Lacrosse: Orange Hosts Big Red in Color War

Problem. via www.laxmagazine.com

Holy crap.  I did it again. Another beauty of a headline. 

Tonight is one of those huge ones.  In fact, it's huger than a huge one.  It's a really huge one.  Really, really, really huge.  Even Billy Fucillo is, like, "Man, it's 'Uge!"

Huge.

Syracuse hosts Cornell in what should be the biggest game on the Orange's schedule until a showdown in the Dome against Notre Dame at the end of the season.  Cornell is no slouch, arguably better than their current number-five ranking shows.  The Big Red are talented offensively and have been through the fire all season, sitting pretty atop the Ivy League with an unblemished conference record.

When you talk about Cornell you start and end the conversation with attackman Rob Pannell.  I've written about Pannell before, and the scary truth remains: He is the primary cog in the most efficient offense in the country.  It's not just that Pannell is an individual monster, it's that he makes everyone around him better.  He makes Steve Mock better. He makes Lang and Lau better.  And he can single-handedly beat you off the dodge with aplomb.

He is, in my mind, the most important player in the college game right now and is the most dangerous player in pads and a helmet.

Here's a quick chart that summerizes some of Cornell's overall tempo-free profile:

CORNELL: "DANGER, LELAND ROGERS!"

METRIC VALUE RANKING AVERAGE
Adjusted Offensive Efficiency 38.65 1 28.28
Adjusted Defensive Efficiency 25.29 17 27.40
Adjusted Efficiency Margin 13.37 2 0.88
Offensive Shots Per Possession 1.14 6 1.00
Defensive Shots Per Possession 0.92 12 1.00
Offensive Effective Shooting Percentage 33.50% 6 28.65%
Defensive Effective Shooting Percentage 29.60% 38 28.72%
Offensive Assist Rate 19.43 7 15.31
Defensive Assist Rate 11.27 6 15.15
Face-off Percentage 47.01% 39 49.94%

So, yeah.  Duh.  Cornell is a juggernaut offensive team. They can bury it and they do so at a tremendous rate.  What's really scary is that the Big Red are doing it without having to resort to volume aggregation: Cornell is seeing about 34.87 offensive possessions per 60 minutes, about 23rd nationally.  This is an offensive team, thanks in large part to Pannell being The Highlander, that gets it done when they have the bean.

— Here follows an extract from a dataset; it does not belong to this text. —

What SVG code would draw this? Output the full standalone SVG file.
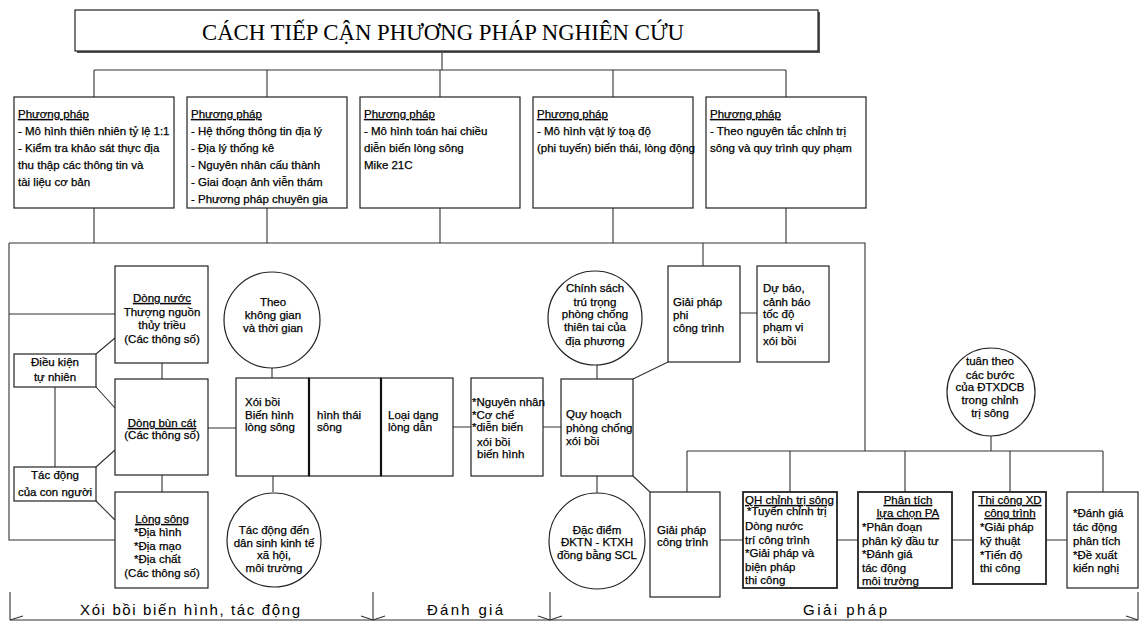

Defensively is where Cornell is a little susceptible to faltering. A.J. Fiore has been beatable in the net this season (he was actually lifted in the third quarter for Andrew West against Harvard), holding a save percentage right around 50 percent (he's 50th, nationally).  The Big Red, though, aren't relying on Fiore to end defensive possessions.  Cornell is 52nd nationally in saves per defensive possession.  This is troublesome, as team's are shooting at a fairly good clip against the Big Red on a deflated number of shots. 

So, if you can get the ball on net, teams are converting at a notable rate against Cornell.  The problem -- and it's only a problem to opponents and not the Big Red -- is that there aren't a bunch of opportunities to do that.  Cornell only plays about 35 defensive possessions per game. That's right around the bottom-third in the country.

Here's what to keep an eye on:

  1. Will John Lade play?  If he does, the Pannell problem can be mitigated a bit.  And if you can cut the head off of the monster maybe the rest of the animal will die.  If Lade doesn't go, Dave Hamlin is going to have to put together a solid effort.
  2. Marasco, Keogh, Miller, Amidon, Thompson, Desko, et al.  Time to get that offense chugging.  Syracuse is 20th in adjusted offensive efficiency.  We can talk about face-offs all we want, but when the Orange has actually had the ball they haven't rammed it in the cage at a rate that'd be considered elite.  Fiore can be beaten, especially with the offensive talent that Syracuse has.
  3. Face-offs. This should be the perennial number one point, but I'm sick of writing it.  Cornell isn't exactly Hopkins at the dot. 
  4. Seven defenders working as one.  It's not just that Cornell shoots well.  It's also that they really share the ball (they're 7th in assist rate).  No ball watching out there and manage the slide.  Don't make Galloway be the hero (although, if Galloway wants to go ahead and do that, I'd be fine with it).